When I was working as contractor to JPL, Raytheon was responsible for two ground-data systems for sister instruments launching on the same spacecraft. One system was designed by a single (and brilliant) programmer who worked mostly on his own. I was a junior developer on the other system that was designed by a small team. There's no doubt that the system built by an individual programmer was better in nearly every way.

After the systems went operational, the lead programmers on my team moved on to other jobs. So it was decided that the two projects would be merged. I was excited to be working with the programmer from the other project and was eager to bring his code into our system. Early on, we had a particularly difficult scaling problem and the other guy decided to solve it one weekend. Since he was used to working on his own, he put the changes into production with a quick email explaining what he'd fixed.

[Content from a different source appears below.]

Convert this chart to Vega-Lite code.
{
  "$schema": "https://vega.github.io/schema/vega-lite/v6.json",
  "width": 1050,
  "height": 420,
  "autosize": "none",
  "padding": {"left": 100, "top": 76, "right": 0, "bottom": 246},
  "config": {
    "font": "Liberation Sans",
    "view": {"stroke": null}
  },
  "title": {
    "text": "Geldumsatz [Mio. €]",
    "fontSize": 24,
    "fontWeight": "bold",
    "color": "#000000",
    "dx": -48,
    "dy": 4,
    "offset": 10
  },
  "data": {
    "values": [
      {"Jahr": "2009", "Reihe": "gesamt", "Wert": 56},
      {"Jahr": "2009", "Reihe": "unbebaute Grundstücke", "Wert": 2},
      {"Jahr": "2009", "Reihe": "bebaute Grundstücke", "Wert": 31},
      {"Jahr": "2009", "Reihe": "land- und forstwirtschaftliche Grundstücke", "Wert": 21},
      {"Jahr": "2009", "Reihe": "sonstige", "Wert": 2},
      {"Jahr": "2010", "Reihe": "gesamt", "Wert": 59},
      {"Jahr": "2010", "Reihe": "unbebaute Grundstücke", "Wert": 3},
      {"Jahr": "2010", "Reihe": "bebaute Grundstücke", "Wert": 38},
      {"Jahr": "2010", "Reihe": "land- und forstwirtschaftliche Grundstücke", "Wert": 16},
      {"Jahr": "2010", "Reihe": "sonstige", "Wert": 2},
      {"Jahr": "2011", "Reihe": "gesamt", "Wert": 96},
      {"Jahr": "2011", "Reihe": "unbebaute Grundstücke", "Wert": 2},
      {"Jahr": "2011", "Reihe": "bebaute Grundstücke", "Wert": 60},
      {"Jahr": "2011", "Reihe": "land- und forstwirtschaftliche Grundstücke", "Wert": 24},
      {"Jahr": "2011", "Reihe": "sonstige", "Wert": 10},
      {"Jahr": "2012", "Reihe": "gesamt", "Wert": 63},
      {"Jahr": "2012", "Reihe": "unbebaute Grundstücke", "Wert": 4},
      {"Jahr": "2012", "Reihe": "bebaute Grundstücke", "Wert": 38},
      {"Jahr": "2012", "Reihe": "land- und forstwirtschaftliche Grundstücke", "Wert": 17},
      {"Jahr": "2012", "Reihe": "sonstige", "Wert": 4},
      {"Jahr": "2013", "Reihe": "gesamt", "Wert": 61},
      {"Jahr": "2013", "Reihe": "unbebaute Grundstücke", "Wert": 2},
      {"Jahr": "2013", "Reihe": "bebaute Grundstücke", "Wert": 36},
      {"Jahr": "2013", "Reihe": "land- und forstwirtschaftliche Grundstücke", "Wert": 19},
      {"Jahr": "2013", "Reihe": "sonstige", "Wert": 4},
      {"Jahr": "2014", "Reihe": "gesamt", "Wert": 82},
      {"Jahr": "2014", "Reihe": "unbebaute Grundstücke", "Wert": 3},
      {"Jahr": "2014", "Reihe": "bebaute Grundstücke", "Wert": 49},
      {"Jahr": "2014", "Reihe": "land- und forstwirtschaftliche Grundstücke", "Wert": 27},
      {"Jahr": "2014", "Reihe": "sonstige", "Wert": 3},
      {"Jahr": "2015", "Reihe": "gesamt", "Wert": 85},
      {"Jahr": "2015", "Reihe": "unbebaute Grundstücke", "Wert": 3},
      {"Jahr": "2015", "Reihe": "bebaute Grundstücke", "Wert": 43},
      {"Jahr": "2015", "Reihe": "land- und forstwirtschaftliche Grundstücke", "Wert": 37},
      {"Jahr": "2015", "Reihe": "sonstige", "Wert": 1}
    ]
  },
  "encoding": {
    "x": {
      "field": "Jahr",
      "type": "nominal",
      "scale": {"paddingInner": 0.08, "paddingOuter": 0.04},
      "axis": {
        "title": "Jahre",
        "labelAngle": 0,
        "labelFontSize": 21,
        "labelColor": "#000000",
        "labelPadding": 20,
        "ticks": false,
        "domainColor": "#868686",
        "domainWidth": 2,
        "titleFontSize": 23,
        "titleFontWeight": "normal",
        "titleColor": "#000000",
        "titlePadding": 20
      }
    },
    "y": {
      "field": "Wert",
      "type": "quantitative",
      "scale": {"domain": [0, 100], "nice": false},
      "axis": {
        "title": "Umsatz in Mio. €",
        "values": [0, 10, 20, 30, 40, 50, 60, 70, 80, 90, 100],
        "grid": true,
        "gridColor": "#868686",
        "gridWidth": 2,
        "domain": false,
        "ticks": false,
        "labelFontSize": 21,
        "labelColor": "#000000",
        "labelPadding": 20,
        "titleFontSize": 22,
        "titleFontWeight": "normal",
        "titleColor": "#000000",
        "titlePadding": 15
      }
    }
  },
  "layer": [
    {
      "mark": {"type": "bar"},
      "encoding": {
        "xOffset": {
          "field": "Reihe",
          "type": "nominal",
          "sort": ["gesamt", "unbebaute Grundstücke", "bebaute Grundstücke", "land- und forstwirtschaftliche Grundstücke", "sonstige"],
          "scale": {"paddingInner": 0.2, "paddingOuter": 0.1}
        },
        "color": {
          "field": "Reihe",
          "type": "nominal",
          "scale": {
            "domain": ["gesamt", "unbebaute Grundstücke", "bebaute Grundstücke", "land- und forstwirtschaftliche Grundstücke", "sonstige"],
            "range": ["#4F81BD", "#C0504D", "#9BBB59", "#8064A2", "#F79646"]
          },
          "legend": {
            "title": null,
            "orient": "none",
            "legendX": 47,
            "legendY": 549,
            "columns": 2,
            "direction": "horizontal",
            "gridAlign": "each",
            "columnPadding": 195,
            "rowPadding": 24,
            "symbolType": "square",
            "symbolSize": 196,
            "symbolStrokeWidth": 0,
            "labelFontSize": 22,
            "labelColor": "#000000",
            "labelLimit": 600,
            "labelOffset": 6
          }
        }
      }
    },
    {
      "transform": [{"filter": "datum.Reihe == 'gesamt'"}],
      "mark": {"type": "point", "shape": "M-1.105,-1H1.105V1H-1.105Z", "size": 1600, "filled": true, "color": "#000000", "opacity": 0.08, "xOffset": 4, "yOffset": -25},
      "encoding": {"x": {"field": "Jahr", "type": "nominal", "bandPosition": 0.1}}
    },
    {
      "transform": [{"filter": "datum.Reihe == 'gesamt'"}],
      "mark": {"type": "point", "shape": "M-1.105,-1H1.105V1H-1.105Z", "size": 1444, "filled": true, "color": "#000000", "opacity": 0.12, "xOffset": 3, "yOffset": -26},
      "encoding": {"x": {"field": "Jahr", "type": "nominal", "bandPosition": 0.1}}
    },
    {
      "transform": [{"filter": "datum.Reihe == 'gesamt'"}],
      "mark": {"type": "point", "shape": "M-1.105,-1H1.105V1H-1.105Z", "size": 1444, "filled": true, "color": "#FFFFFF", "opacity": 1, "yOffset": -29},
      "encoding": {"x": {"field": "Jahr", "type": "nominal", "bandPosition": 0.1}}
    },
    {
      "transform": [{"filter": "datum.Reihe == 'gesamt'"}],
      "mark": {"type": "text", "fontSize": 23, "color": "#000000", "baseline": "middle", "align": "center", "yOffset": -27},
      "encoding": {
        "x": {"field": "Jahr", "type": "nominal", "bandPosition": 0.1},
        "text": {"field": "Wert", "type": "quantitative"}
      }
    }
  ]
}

The only problem is that his changes broke another part of the system. I couldn't find the code because he hadn't checked it into our source control system. When I did get his code, I couldn't figure out how he had compiled it; he'd build it on his own machine and moved the binaries into production. He hadn't updated our documentation, he'd used the database library he'd written himself and there was no manual for it. For the next week, we worked to test and debug his changes, but because this was a production system we had to pull all of his changes out until we'd figured it out. A little later, he left the company and so the changes just didn't get pushed.4

As long as software companies fixate on hiring alpha male programmers, we are never going to see the full potential of technology. I don't just mean that we will be lacking in role models for girls or that our products will fail to meet the needs of female consumers. No, I mean that teams will struggle to overcome the inefficiencies inherent in working with rock-star developers.


Footnotes:

  1. My big project at that time was a galaxy collision simulator typed from a Sky & Telescope article. It was a great introduction to optimization and debugging.

  2. If you count Stack Exchange, I'm 8 of 9. The one position I failed to get an offer for was an internship that explicitly asked for Computer Science majors. I studied Atmospheric Sciences.

  3. Or the occasional woman wearing old-fashioned clothes. (Though part of the problem is that men have no fashions.)

  4. The projects never did get merged because of my own Lone Ranger attitude. Shortly after I left the project, a colleague called to ask me to check in some code. So I probably ought not cast any stones.